To do |
Under this line sits a listing. Repeat exactly and only its lines from the one holding "Reproduce this diagram with TikZ." through the one holding "(1685,987) rectangle (1692,1004);"; skip pictures.

Records from a dataset:
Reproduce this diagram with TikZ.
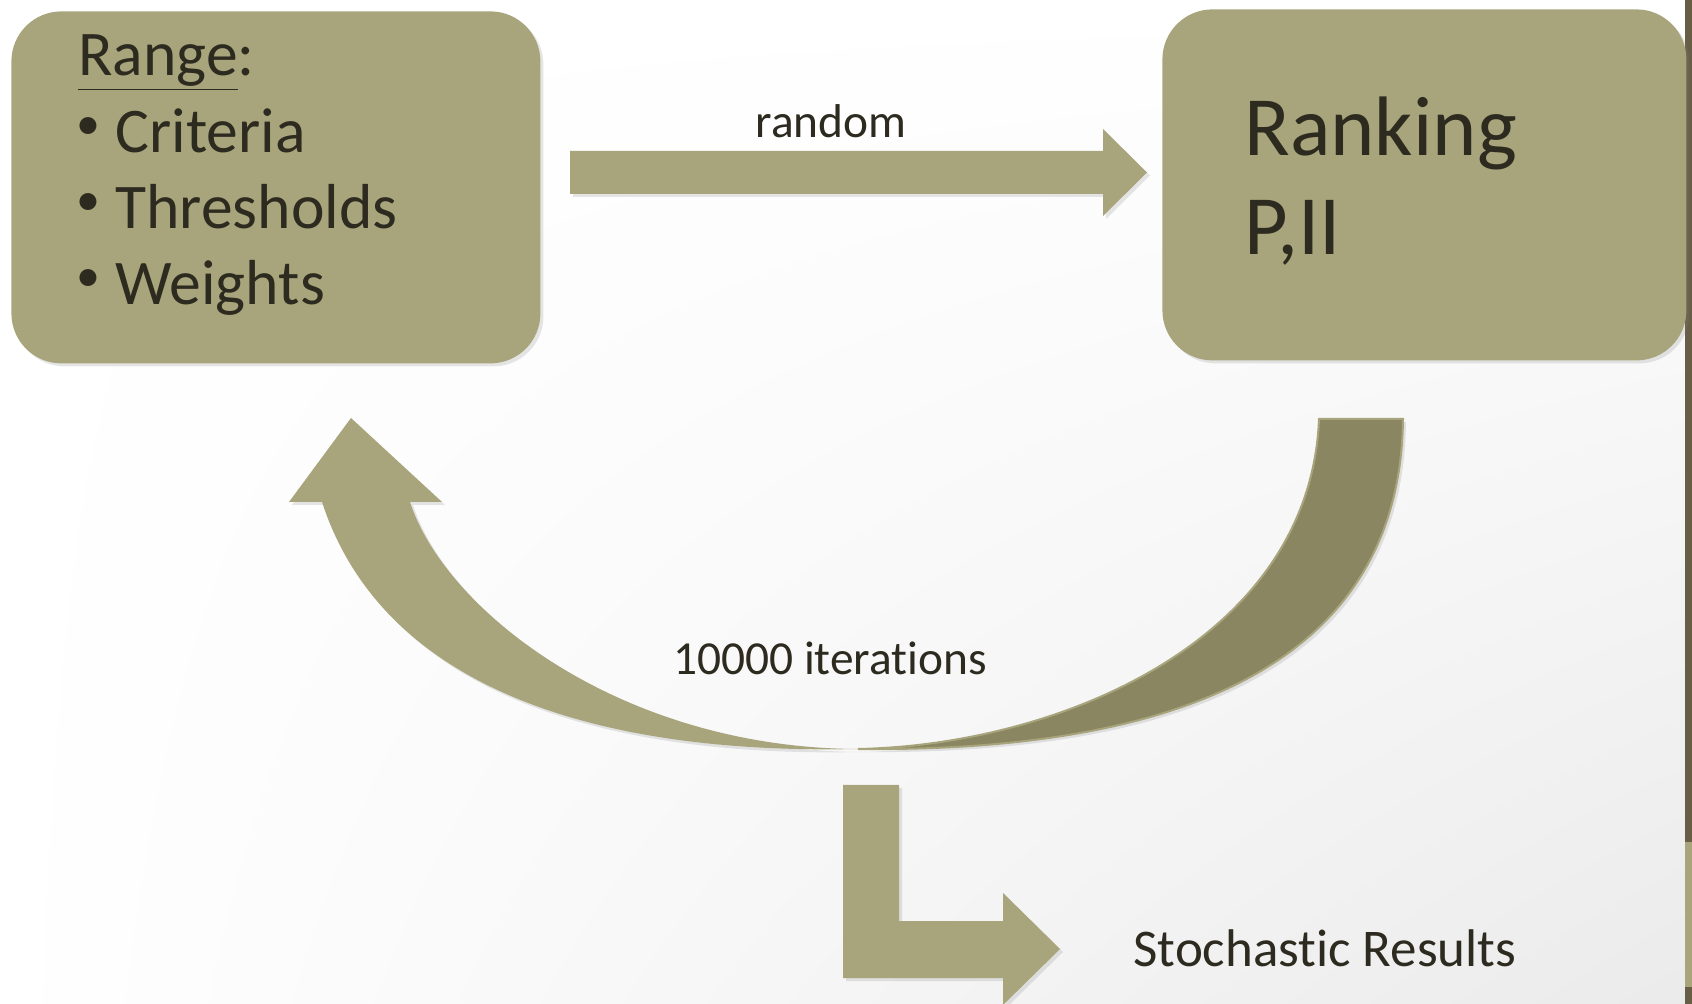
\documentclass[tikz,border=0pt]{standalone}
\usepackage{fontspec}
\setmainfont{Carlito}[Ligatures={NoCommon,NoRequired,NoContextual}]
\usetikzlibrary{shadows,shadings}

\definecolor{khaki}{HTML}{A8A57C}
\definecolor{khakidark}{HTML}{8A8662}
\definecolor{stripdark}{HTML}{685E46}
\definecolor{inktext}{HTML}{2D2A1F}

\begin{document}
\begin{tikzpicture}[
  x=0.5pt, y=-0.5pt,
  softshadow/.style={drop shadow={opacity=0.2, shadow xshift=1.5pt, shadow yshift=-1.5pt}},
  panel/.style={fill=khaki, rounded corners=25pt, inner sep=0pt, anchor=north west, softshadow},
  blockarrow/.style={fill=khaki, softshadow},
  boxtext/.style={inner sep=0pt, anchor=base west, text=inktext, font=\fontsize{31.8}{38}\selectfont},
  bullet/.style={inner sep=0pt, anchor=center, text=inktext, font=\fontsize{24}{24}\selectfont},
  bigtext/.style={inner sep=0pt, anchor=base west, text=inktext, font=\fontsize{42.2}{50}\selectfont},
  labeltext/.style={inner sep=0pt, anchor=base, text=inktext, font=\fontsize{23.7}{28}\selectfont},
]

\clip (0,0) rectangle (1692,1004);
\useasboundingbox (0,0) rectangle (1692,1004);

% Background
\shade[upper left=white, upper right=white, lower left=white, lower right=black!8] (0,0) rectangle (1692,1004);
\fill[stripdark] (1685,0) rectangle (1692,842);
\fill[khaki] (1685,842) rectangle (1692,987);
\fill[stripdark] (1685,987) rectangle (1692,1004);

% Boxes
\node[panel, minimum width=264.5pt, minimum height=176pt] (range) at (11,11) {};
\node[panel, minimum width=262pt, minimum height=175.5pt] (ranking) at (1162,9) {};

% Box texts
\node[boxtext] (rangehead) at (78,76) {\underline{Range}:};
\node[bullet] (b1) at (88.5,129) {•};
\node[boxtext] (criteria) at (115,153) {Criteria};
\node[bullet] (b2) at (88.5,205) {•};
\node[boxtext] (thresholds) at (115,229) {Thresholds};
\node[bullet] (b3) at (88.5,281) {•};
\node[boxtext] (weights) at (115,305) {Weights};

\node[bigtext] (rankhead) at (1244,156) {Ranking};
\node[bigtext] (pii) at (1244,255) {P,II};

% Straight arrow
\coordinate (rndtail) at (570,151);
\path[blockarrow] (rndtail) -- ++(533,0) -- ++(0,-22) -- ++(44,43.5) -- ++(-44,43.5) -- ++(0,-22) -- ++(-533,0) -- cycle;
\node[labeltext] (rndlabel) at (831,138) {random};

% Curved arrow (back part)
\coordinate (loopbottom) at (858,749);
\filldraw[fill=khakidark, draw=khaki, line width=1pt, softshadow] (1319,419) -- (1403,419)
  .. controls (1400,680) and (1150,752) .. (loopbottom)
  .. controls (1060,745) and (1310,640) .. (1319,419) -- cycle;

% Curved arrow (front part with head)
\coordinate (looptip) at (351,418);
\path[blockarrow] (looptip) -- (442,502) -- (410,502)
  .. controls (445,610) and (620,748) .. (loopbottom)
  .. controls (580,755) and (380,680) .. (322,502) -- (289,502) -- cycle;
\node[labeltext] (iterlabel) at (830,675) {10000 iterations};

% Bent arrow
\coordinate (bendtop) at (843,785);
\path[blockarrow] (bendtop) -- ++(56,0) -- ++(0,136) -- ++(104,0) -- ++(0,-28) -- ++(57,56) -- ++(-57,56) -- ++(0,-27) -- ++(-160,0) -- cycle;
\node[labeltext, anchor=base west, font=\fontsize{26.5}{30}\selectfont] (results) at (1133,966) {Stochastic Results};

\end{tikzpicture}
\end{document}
...
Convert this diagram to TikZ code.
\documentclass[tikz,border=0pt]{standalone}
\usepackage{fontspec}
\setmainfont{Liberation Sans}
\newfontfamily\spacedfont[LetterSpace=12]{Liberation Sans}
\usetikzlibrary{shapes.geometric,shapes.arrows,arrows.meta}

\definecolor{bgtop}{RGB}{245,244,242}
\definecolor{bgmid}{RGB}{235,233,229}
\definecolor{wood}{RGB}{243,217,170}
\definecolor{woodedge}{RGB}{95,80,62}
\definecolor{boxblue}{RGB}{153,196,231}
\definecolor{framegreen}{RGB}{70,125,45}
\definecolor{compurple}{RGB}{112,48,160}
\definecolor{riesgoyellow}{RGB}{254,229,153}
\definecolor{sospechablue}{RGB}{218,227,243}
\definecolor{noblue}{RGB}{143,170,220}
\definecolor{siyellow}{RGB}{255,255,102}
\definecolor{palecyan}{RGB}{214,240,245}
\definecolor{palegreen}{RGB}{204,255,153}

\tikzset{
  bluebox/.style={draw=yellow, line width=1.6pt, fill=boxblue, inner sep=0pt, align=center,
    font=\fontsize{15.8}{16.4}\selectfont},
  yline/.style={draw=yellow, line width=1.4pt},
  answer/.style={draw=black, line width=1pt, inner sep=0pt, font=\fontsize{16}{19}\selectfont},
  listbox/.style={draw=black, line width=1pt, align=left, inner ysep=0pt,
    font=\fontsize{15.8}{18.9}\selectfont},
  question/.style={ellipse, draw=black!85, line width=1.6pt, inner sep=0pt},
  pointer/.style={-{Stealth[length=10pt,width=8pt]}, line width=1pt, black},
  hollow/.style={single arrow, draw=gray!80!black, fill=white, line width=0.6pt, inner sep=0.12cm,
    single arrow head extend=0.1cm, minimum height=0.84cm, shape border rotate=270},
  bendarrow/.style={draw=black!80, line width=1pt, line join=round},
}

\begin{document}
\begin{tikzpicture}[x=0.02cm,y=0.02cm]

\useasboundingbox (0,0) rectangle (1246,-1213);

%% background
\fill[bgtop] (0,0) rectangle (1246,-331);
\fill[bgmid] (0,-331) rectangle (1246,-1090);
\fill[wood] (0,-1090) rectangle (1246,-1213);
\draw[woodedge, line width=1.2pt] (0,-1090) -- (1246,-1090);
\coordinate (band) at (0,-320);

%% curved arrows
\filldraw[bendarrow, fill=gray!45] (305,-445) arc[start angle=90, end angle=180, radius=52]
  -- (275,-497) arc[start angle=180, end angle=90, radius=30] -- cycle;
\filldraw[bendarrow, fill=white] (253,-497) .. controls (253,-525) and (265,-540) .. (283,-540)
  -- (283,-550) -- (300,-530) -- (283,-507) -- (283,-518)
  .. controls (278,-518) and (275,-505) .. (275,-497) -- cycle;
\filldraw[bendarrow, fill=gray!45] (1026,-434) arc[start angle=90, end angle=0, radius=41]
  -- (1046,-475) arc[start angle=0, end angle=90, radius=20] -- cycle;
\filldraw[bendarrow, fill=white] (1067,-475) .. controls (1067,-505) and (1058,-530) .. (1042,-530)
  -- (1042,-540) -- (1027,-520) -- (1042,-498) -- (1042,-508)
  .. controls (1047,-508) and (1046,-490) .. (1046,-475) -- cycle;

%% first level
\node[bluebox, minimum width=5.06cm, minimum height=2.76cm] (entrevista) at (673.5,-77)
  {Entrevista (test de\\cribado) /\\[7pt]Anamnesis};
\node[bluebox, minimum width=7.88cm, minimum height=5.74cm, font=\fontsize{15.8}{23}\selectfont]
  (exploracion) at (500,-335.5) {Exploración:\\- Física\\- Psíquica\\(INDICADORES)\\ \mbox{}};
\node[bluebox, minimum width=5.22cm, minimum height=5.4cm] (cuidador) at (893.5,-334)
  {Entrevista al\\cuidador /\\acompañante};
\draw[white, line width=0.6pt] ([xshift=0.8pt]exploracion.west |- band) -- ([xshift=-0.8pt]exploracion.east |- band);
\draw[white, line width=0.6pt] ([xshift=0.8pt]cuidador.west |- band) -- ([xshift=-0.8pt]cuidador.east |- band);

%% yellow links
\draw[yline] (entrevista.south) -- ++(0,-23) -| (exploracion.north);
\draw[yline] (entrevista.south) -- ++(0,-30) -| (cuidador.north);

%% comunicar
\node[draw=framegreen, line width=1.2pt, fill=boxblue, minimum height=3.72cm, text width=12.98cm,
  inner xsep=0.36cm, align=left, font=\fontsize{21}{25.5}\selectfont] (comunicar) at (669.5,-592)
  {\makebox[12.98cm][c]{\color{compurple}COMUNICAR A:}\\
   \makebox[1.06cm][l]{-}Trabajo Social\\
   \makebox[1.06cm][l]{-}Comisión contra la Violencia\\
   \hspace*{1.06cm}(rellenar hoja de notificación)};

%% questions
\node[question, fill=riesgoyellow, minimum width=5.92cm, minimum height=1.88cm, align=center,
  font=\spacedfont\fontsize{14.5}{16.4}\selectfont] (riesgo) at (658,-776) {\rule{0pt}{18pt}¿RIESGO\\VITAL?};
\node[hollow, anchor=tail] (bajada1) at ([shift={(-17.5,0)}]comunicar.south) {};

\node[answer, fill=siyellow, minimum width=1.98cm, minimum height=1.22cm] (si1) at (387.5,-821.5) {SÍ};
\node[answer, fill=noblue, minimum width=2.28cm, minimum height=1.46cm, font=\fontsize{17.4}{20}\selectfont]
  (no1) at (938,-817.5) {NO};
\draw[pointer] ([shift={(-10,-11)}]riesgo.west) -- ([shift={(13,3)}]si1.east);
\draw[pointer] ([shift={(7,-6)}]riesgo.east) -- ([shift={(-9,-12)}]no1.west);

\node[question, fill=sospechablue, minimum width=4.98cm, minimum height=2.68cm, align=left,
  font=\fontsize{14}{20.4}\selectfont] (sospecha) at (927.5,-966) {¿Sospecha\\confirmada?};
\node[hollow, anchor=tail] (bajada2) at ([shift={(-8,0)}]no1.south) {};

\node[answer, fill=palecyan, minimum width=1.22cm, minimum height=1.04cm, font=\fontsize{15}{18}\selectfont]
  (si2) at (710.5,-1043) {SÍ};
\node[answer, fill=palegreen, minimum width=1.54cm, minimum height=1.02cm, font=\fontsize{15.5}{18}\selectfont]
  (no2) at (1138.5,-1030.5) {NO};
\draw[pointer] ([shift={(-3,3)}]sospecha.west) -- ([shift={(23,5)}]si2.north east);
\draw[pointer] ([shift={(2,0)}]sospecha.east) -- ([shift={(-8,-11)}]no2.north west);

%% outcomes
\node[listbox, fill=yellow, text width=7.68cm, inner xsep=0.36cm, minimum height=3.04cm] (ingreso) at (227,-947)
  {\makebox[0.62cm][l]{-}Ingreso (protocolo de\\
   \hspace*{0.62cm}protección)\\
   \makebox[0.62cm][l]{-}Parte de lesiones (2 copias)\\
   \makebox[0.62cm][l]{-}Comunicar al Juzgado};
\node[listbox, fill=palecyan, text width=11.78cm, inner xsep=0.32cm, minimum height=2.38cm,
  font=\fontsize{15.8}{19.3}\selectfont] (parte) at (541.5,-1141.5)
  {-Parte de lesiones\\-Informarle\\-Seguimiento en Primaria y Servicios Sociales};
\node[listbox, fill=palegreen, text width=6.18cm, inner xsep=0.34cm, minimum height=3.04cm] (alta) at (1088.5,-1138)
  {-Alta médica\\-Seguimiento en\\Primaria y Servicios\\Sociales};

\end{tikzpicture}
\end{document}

Right answer |
Reproduce this diagram with TikZ.
\documentclass[tikz,border=0pt]{standalone}
\usepackage{fontspec}
\setmainfont{Carlito}[Ligatures={NoCommon,NoRequired,NoContextual}]
\usetikzlibrary{shadows,shadings}

\definecolor{khaki}{HTML}{A8A57C}
\definecolor{khakidark}{HTML}{8A8662}
\definecolor{stripdark}{HTML}{685E46}
\definecolor{inktext}{HTML}{2D2A1F}

\begin{document}
\begin{tikzpicture}[
  x=0.5pt, y=-0.5pt,
  softshadow/.style={drop shadow={opacity=0.2, shadow xshift=1.5pt, shadow yshift=-1.5pt}},
  panel/.style={fill=khaki, rounded corners=25pt, inner sep=0pt, anchor=north west, softshadow},
  blockarrow/.style={fill=khaki, softshadow},
  boxtext/.style={inner sep=0pt, anchor=base west, text=inktext, font=\fontsize{31.8}{38}\selectfont},
  bullet/.style={inner sep=0pt, anchor=center, text=inktext, font=\fontsize{24}{24}\selectfont},
  bigtext/.style={inner sep=0pt, anchor=base west, text=inktext, font=\fontsize{42.2}{50}\selectfont},
  labeltext/.style={inner sep=0pt, anchor=base, text=inktext, font=\fontsize{23.7}{28}\selectfont},
]

\clip (0,0) rectangle (1692,1004);
\useasboundingbox (0,0) rectangle (1692,1004);

% Background
\shade[upper left=white, upper right=white, lower left=white, lower right=black!8] (0,0) rectangle (1692,1004);
\fill[stripdark] (1685,0) rectangle (1692,842);
\fill[khaki] (1685,842) rectangle (1692,987);
\fill[stripdark] (1685,987) rectangle (1692,1004);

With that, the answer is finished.